Eren Akbulut's Blog

Unix Pipes Explained

January 16th, 2021

Hello everyone today I'll try to cover Unix pipes briefly. In my opinion pipes are one of the most important features of Unix systems and if you are working on a Unix system knowing at least the basics of pipes is always wonderful.

So let's dive right in.


What is a Linux Pipe?

A pipe is basically a redirector that sends the output of an application to input of another application. In Unix Like operating systems pipes work unidirectional, which means you can only use a pipe to channel output to one direction.

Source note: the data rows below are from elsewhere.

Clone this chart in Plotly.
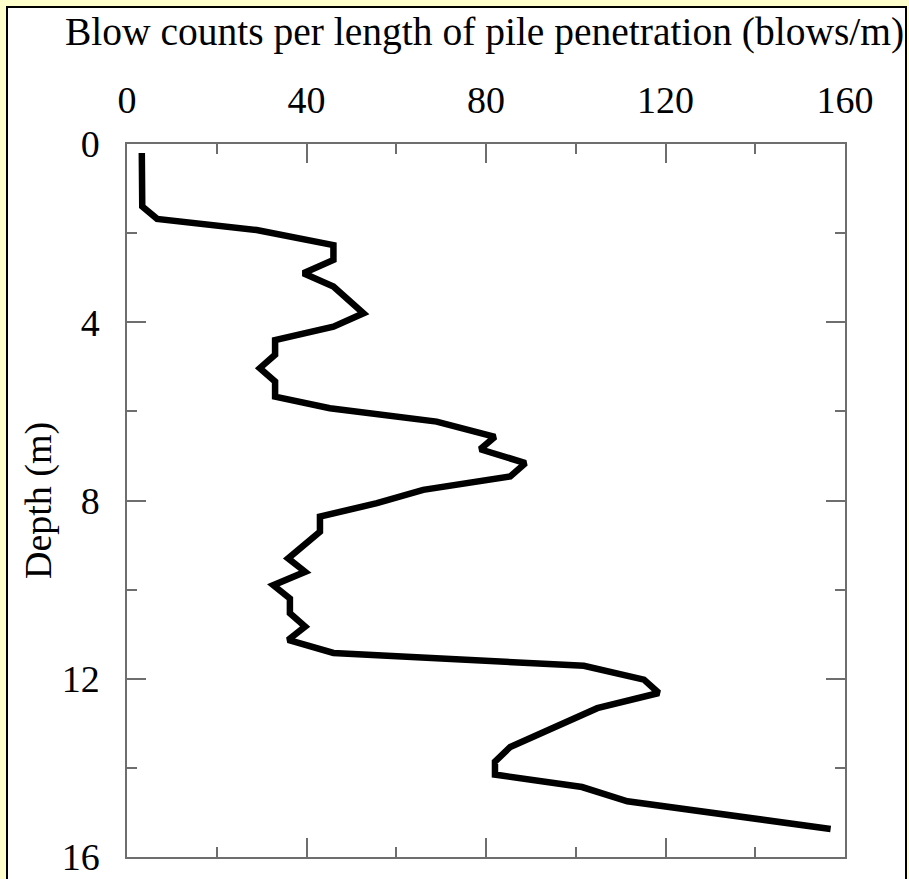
import plotly.graph_objects as go

# Data
blows_per_m = [3.3, 3.4, 6.7, 28.9, 46, 46, 39.3, 46, 52.7, 46, 33, 33, 29.6, 33, 33,
               45.2, 69, 82, 78.7, 88.8, 85.4, 66, 55.7, 43, 43, 35.9, 39.7, 32.6,
               36.3, 36.3, 39.7, 35.9, 46, 101.8, 115.2, 118.5, 104.8, 85.4, 82, 82,
               101.4, 111.5, 156.8]
depth_m = [0.2, 1.4, 1.68, 1.93, 2.27, 2.6, 2.9, 3.2, 3.8, 4.1, 4.4, 4.73, 5.03, 5.33,
           5.67, 5.93, 6.23, 6.57, 6.85, 7.16, 7.46, 7.76, 8.06, 8.36, 8.7, 9.3, 9.6,
           9.9, 10.2, 10.53, 10.83, 11.13, 11.42, 11.71, 12.02, 12.32, 12.66, 13.53,
           13.86, 14.15, 14.43, 14.75, 15.37]

x_tickvals = [0, 40, 80, 120, 160]
y_tickvals = [0, 4, 8, 12, 16]
x_title = "Blow counts per length of pile penetration (blows/m)"
y_title = "Depth (m)"

W, H = 909, 879
L, R, T, B = 127, 64, 144, 22
pw, ph = W - L - R, H - T - B

FONT = "Liberation Serif, Times New Roman, serif"
FS = 38

fig = go.Figure()
fig.add_trace(go.Scatter(
    x=blows_per_m, y=depth_m, mode="lines",
    line=dict(color="black", width=6.5),
    showlegend=False, hoverinfo="skip",
))

def px_x(p):
    return (p - L) / pw

def px_y(p):
    return (H - B - p) / ph

# white framed panel on yellow page
fig.add_shape(type="rect", xref="paper", yref="paper",
              x0=px_x(7), x1=px_x(906), y0=px_y(890), y1=px_y(7),
              fillcolor="white", line=dict(color="black", width=2), layer="below")

# axis titles
fig.add_annotation(text=x_title, xref="paper", yref="paper",
                   x=px_x(484), y=px_y(32), xanchor="center", yanchor="middle",
                   showarrow=False, font=dict(family=FONT, size=39.5, color="black"))
fig.add_annotation(text=y_title, xref="paper", yref="paper", textangle=-90,
                   x=px_x(38), y=px_y(501), xanchor="center", yanchor="middle",
                   showarrow=False, font=dict(family=FONT, size=FS, color="black"))

axis_common = dict(
    showline=True, mirror="allticks", linecolor="#6e6e6e", linewidth=1.5,
    ticks="inside", ticklen=19, tickwidth=1.5, tickcolor="#6e6e6e",
    showgrid=False, zeroline=False, automargin=False,
    tickfont=dict(family=FONT, size=FS, color="black"),
)

fig.update_layout(
    width=W, height=H,
    margin=dict(l=L, r=R, t=T, b=B),
    paper_bgcolor="#FFFFCC",
    plot_bgcolor="white",
    font=dict(family=FONT, size=FS, color="black"),
    xaxis=dict(
        **axis_common,
        side="top", range=[0, 160],
        tickmode="array", tickvals=x_tickvals, ticktext=[str(v) for v in x_tickvals],
        minor=dict(dtick=20, tick0=0, ticks="inside", ticklen=10, tickwidth=1.5,
                   tickcolor="#6e6e6e", showgrid=False),
        ticklabelstandoff=14,
    ),
    yaxis=dict(
        **axis_common,
        range=[16, 0],
        tickmode="array", tickvals=y_tickvals, ticktext=[str(v) for v in y_tickvals],
        minor=dict(dtick=2, tick0=0, ticks="inside", ticklen=10, tickwidth=1.5,
                   tickcolor="#6e6e6e", showgrid=False),
        ticklabelstandoff=18,
    ),
)

fig.write_html(
    "out.html",
    config={"displayModeBar": False},
    post_script="document.body.style.margin='0';document.body.style.background='#FFFFCC';",
)
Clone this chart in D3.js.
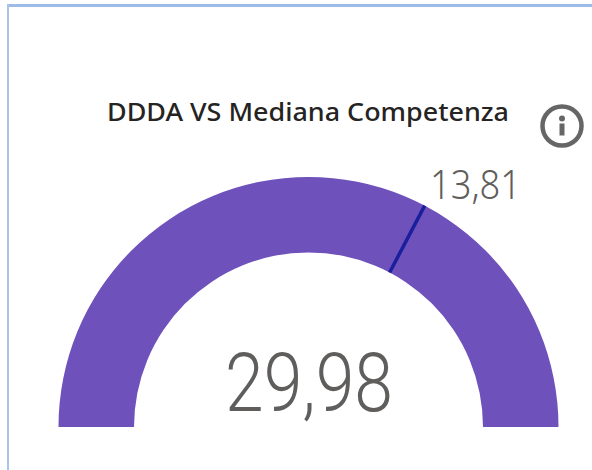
<!DOCTYPE html>
<html>
<head>
<meta charset="utf-8">
<script src="https://cdn.jsdelivr.net/npm/d3@7"></script>
<style>
  html, body { margin: 0; padding: 0; background: #fff; }
  svg { display: block; }
</style>
</head>
<body>
<div id="gauge-chart"></div>
<script>
// Gauge card: purple half ring, one target marker, value in the middle
const chartTitle = "DDDA VS Mediana Competenza";
const gaugeDomain = [0, 21.12];
const gaugeValue = [29.98];
const targetValue = [13.81];

const width = 592, height = 470;
const cx = 308.5, cy = 427;
const outerR = 250, innerR = 174.5;

const fmt = v => d3.format(".2f")(v).replace(".", ",");

const svg = d3.select("#gauge-chart")
  .append("svg")
    .attr("width", width)
    .attr("height", height)
    .style("background", "#fff");

// Card border, only top and left are visible in the crop
svg.append("rect")
  .attr("x", 7).attr("y", 4)
  .attr("width", width - 7).attr("height", 3)
  .attr("fill", "#9dbbe6");
svg.append("rect")
  .attr("x", 7).attr("y", 4)
  .attr("width", 2).attr("height", height - 4)
  .attr("fill", "#a9c3ea");

svg.append("text")
  .attr("x", 107)
  .attr("y", 121)
  .attr("textLength", 402)
  .attr("lengthAdjust", "spacingAndGlyphs")
  .style("font-family", "'Noto Sans', sans-serif")
  .style("font-size", "26px")
  .style("font-weight", 500)
  .style("fill", "#252423")
  .text(chartTitle);

// Info icon
const info = svg.append("g").attr("transform", "translate(562,126)");
info.append("circle")
  .attr("r", 19.5)
  .attr("fill", "none")
  .attr("stroke", "#666")
  .attr("stroke-width", 4.5);
info.append("circle")
  .attr("cy", -7.5).attr("r", 3)
  .attr("fill", "#666");
info.append("rect")
  .attr("x", -2.5).attr("y", -2.5)
  .attr("width", 5).attr("height", 12)
  .attr("fill", "#666");

// Angle scale, the value is above the max so the ring fills up
const angle = d3.scaleLinear()
  .domain(gaugeDomain)
  .range([-Math.PI / 2, Math.PI / 2])
  .clamp(true);

const g = svg.append("g").attr("transform", `translate(${cx},${cy})`);

const arc = d3.arc()
  .innerRadius(innerR)
  .outerRadius(outerR)
  .startAngle(angle(gaugeDomain[0]));

g.selectAll(".value-arc")
  .data(gaugeValue)
  .enter()
  .append("path")
    .attr("class", "value-arc")
    .attr("d", d => arc({ endAngle: angle(d) }))
    .attr("fill", "#6f51bb");

// Target marker
g.selectAll(".target")
  .data(targetValue)
  .enter()
  .append("line")
    .attr("class", "target")
    .attr("x1", d => innerR * Math.sin(angle(d)))
    .attr("y1", d => -innerR * Math.cos(angle(d)))
    .attr("x2", d => outerR * Math.sin(angle(d)))
    .attr("y2", d => -outerR * Math.cos(angle(d)))
    .attr("stroke", "#1a1f9e")
    .attr("stroke-width", 3.5);

svg.selectAll(".target-label")
  .data(targetValue)
  .enter()
  .append("text")
    .attr("class", "target-label")
    .attr("x", 430)
    .attr("y", 199)
    .attr("textLength", 91)
    .attr("lengthAdjust", "spacingAndGlyphs")
    .style("font-family", "'Noto Sans', sans-serif")
    .style("font-size", "40px")
    .style("font-weight", 300)
    .style("fill", "#605e5c")
    .text(fmt);

svg.selectAll(".value-label")
  .data(gaugeValue)
  .enter()
  .append("text")
    .attr("class", "value-label")
    .attr("x", 225)
    .attr("y", 411)
    .attr("textLength", 168)
    .attr("lengthAdjust", "spacingAndGlyphs")
    .style("font-family", "Roboto, sans-serif")
    .style("font-size", "82px")
    .style("font-weight", 300)
    .style("fill", "#605e5c")
    .text(fmt);
</script>
</body>
</html>
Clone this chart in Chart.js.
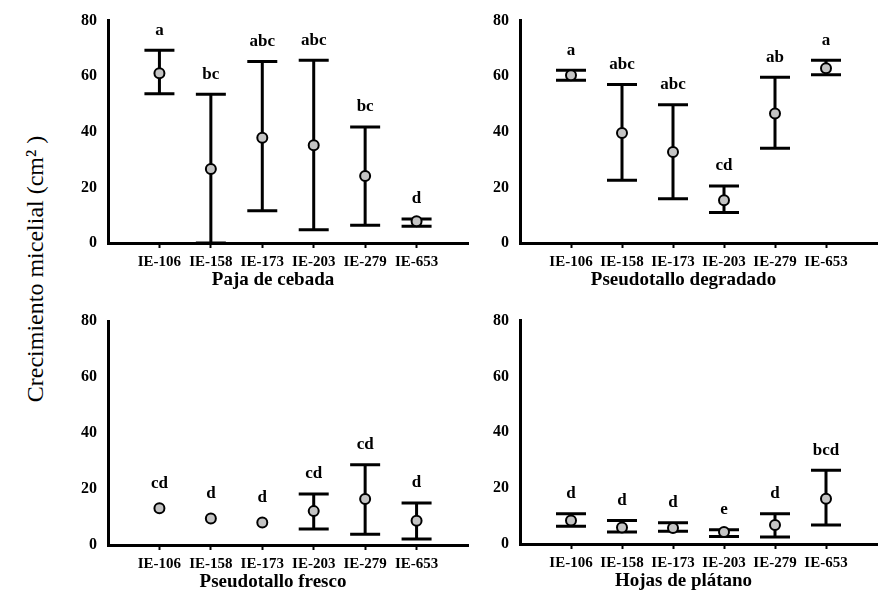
<!DOCTYPE html>
<html>
<head>
<meta charset="utf-8">
<script src="https://cdn.jsdelivr.net/npm/chart.js@4.4.1/dist/chart.umd.min.js"></script>
<style>
  html, body { margin: 0; padding: 0; background: #fff; overflow: hidden; }
  body { width: 884px; height: 599px; position: relative; }
  .panel { position: absolute; }
  #yTitle {
    position: absolute; left: 35px; top: 269px;
    transform: translate(-50%, -50%) rotate(-90deg);
    white-space: nowrap;
    font-family: 'Liberation Serif', 'Times New Roman', serif;
    font-size: 24px; color: #000;
  }
</style>
</head>
<body>
<div id="yTitle">Crecimiento micelial (cm² )</div>
<div class="panel" style="left:55px; top:0px; width:420px; height:300px;"><canvas id="c1"></canvas></div>
<div class="panel" style="left:467px; top:0px; width:417px; height:300px;"><canvas id="c2"></canvas></div>
<div class="panel" style="left:55px; top:300px; width:420px; height:299px;"><canvas id="c3"></canvas></div>
<div class="panel" style="left:467px; top:300px; width:417px; height:299px;"><canvas id="c4"></canvas></div>
<script>
const categories = ['IE-106', 'IE-158', 'IE-173', 'IE-203', 'IE-279', 'IE-653'];

// Paja de cebada
const pajaMean = [61.1, 26.6, 37.9, 35.2, 24.1, 7.8];
const pajaUpper = [69.3, 53.5, 65.3, 65.7, 41.7, 8.6];
const pajaLower = [53.7, 0, 11.6, 4.8, 6.4, 6.0];
const pajaLetters = ['a', 'bc', 'abc', 'abc', 'bc', 'd'];

// Pseudotallo degradado
const degradadoMean = [60.3, 39.6, 32.7, 15.4, 46.6, 62.9];
const degradadoUpper = [62.1, 57.0, 49.7, 20.5, 59.6, 65.7];
const degradadoLower = [58.5, 22.6, 15.9, 11.0, 34.1, 60.5];
const degradadoLetters = ['a', 'abc', 'abc', 'cd', 'ab', 'a'];

// Pseudotallo fresco (first three have no visible error bar)
const frescoMean = [13.1, 9.5, 8.0, 12.1, 16.4, 8.7];
const frescoUpper = [null, null, null, 18.2, 28.7, 15.0];
const frescoLower = [null, null, null, 5.7, 3.8, 2.1];
const frescoLetters = ['cd', 'd', 'd', 'cd', 'cd', 'd'];

// Hojas de plátano
const hojasMean = [8.4, 5.9, 5.7, 4.3, 6.8, 16.2];
const hojasUpper = [10.8, 8.4, 7.6, 5.1, 10.8, 26.4];
const hojasLower = [6.4, 4.3, 4.6, 2.7, 2.5, 6.8];
const hojasLetters = ['d', 'd', 'd', 'e', 'd', 'bcd'];

const FONT = "'Liberation Serif', 'Times New Roman', serif";

function makePanel(id, title, means, upper, lower, letters, padTop, padRight, xHeight) {
    const errorBars = {
        id: 'errorBars',
        beforeDatasetsDraw(chart) {
            const ctx = chart.ctx;
            const xs = chart.scales.x, ys = chart.scales.y;
            ctx.save();
            ctx.strokeStyle = '#000';
            ctx.lineWidth = 3;
            for (let i = 0; i < means.length; i++) {
                if (upper[i] == null) continue;
                const x = xs.getPixelForValue(i + 1);
                const yTop = ys.getPixelForValue(upper[i]);
                const yBot = ys.getPixelForValue(lower[i]);
                ctx.beginPath();
                ctx.moveTo(x, yTop); ctx.lineTo(x, yBot);
                ctx.moveTo(x - 15, yTop); ctx.lineTo(x + 15, yTop);
                ctx.moveTo(x - 15, yBot); ctx.lineTo(x + 15, yBot);
                ctx.stroke();
            }
            ctx.restore();
        },
        afterDraw(chart) {
            const ctx = chart.ctx;
            const xs = chart.scales.x, ys = chart.scales.y;
            const area = chart.chartArea;
            ctx.save();
            ctx.fillStyle = '#000';
            ctx.textAlign = 'center';
            ctx.textBaseline = 'middle';
            ctx.font = 'bold 17px ' + FONT;
            for (let i = 0; i < means.length; i++) {
                const x = xs.getPixelForValue(i + 1);
                let y;
                if (upper[i] == null) {
                    y = ys.getPixelForValue(means[i]) - 25;
                } else {
                    y = ys.getPixelForValue(upper[i]) - 20;
                }
                ctx.fillText(letters[i], x, y);
            }
            // panel title under the axis
            ctx.font = 'bold 19px ' + FONT;
            ctx.textBaseline = 'alphabetic';
            ctx.fillText(title, (area.left + area.right) / 2 - 15, area.bottom + 42);
            ctx.restore();
        }
    };

    new Chart(document.getElementById(id), {
        type: 'scatter',
        data: {
            datasets: [{
                data: means.map((m, i) => ({ x: i + 1, y: m })),
                pointRadius: 5,
                pointBorderWidth: 2,
                pointBackgroundColor: '#c4c4c4',
                pointBorderColor: '#000',
                showLine: false,
                clip: false
            }]
        },
        options: {
            responsive: true,
            maintainAspectRatio: false,
            animation: false,
            events: [],
            layout: { padding: { top: padTop, right: padRight, left: 0, bottom: 0 } },
            plugins: {
                legend: { display: false },
                tooltip: { enabled: false }
            },
            scales: {
                x: {
                    type: 'linear',
                    min: 0,
                    max: 7,
                    ticks: {
                        stepSize: 1,
                        autoSkip: false,
                        maxRotation: 0,
                        padding: 5,
                        color: '#000',
                        font: { family: FONT, size: 15, weight: 'bold' },
                        callback: v => categories[v - 1] || ''
                    },
                    grid: {
                        display: true,
                        drawOnChartArea: false,
                        drawTicks: true,
                        tickLength: 5,
                        tickWidth: 2,
                        tickColor: c => (c.tick && c.tick.value >= 1 && c.tick.value <= 6) ? '#000' : 'rgba(0,0,0,0)'
                    },
                    border: { display: true, color: '#000', width: 3 },
                    afterFit: s => { s.height = xHeight; }
                },
                y: {
                    min: 0,
                    max: 80,
                    ticks: {
                        stepSize: 20,
                        padding: 11,
                        color: '#000',
                        font: { family: FONT, size: 16, weight: 'bold' }
                    },
                    grid: { display: false, drawTicks: false },
                    border: { display: true, color: '#000', width: 3 },
                    afterFit: s => { s.width = 53; }
                }
            }
        },
        plugins: [errorBars]
    });
}

makePanel('c1', 'Paja de cebada', pajaMean, pajaUpper, pajaLower, pajaLetters, 20, 7, 57);
makePanel('c2', 'Pseudotallo degradado', degradadoMean, degradadoUpper, degradadoLower, degradadoLetters, 20, 2, 57);
makePanel('c3', 'Pseudotallo fresco', frescoMean, frescoUpper, frescoLower, frescoLetters, 21, 7, 54);
makePanel('c4', 'Hojas de plátano', hojasMean, hojasUpper, hojasLower, hojasLetters, 20, 2, 55);
</script>
</body>
</html>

The part that makes pipes such valuable tools is that some commands of any sort of Unix applications doesn't always put their output into a file and for those cases if we don't have a tool like a pipe we should first create a file with the output of first application and then read and write that file into another applications input, as you might guess or can visualize in your heads after seeing the image below, that kind of approach could cause major problems while trying to connect multiple applications in a output-input order.

unix-pipes-basic

I know that the explaining pipes in such a way might be a little abstract for the ones who has zero familiarity, so I'll try to demonstrate the use of pipes over examples. I'll try to use the most known commands to keep you on the topic.


Examples

unix-pipe-lswc
  • Now we have 2 seperate commands above, the first one is "ls" shows every visible file or folder we have in a directory and the other one is "wc" is a Unix application that can count the specific features of an input according the given flags. As we can see above when we piped ls's output to wc's input our new output is the number of things "ls" found in our current directory.

unix-pipe-catwc
  • In our second case we using wc again but with a cat input instead, when we check our test3 file we see that we have 3 empty and 3 non empty lines in it, and when we pipe that output into "wc" command it'll give us the number 6 as expected.

unix-pipes-psgrep
  • In this example we have 2 new commands I assume you know what those 2 do also but if you don't you can quickly check them out from here and here. If you know what those commands are, you can easily guess that the example above outputs all the process in my system with contains the word "docker"

unix-pipe-comunix-pipe-comp-cat
  • Now as we can see above when we combined 2 outputs with 2 inputs by using 2 pipes, with this combination we are creating a new .txt file with the from the test3 file by only using the line that contains string "This file"


Alright, that is it for today. I think there are still much more to explain about pipes but I think this content is enough as a introductory level tutorial.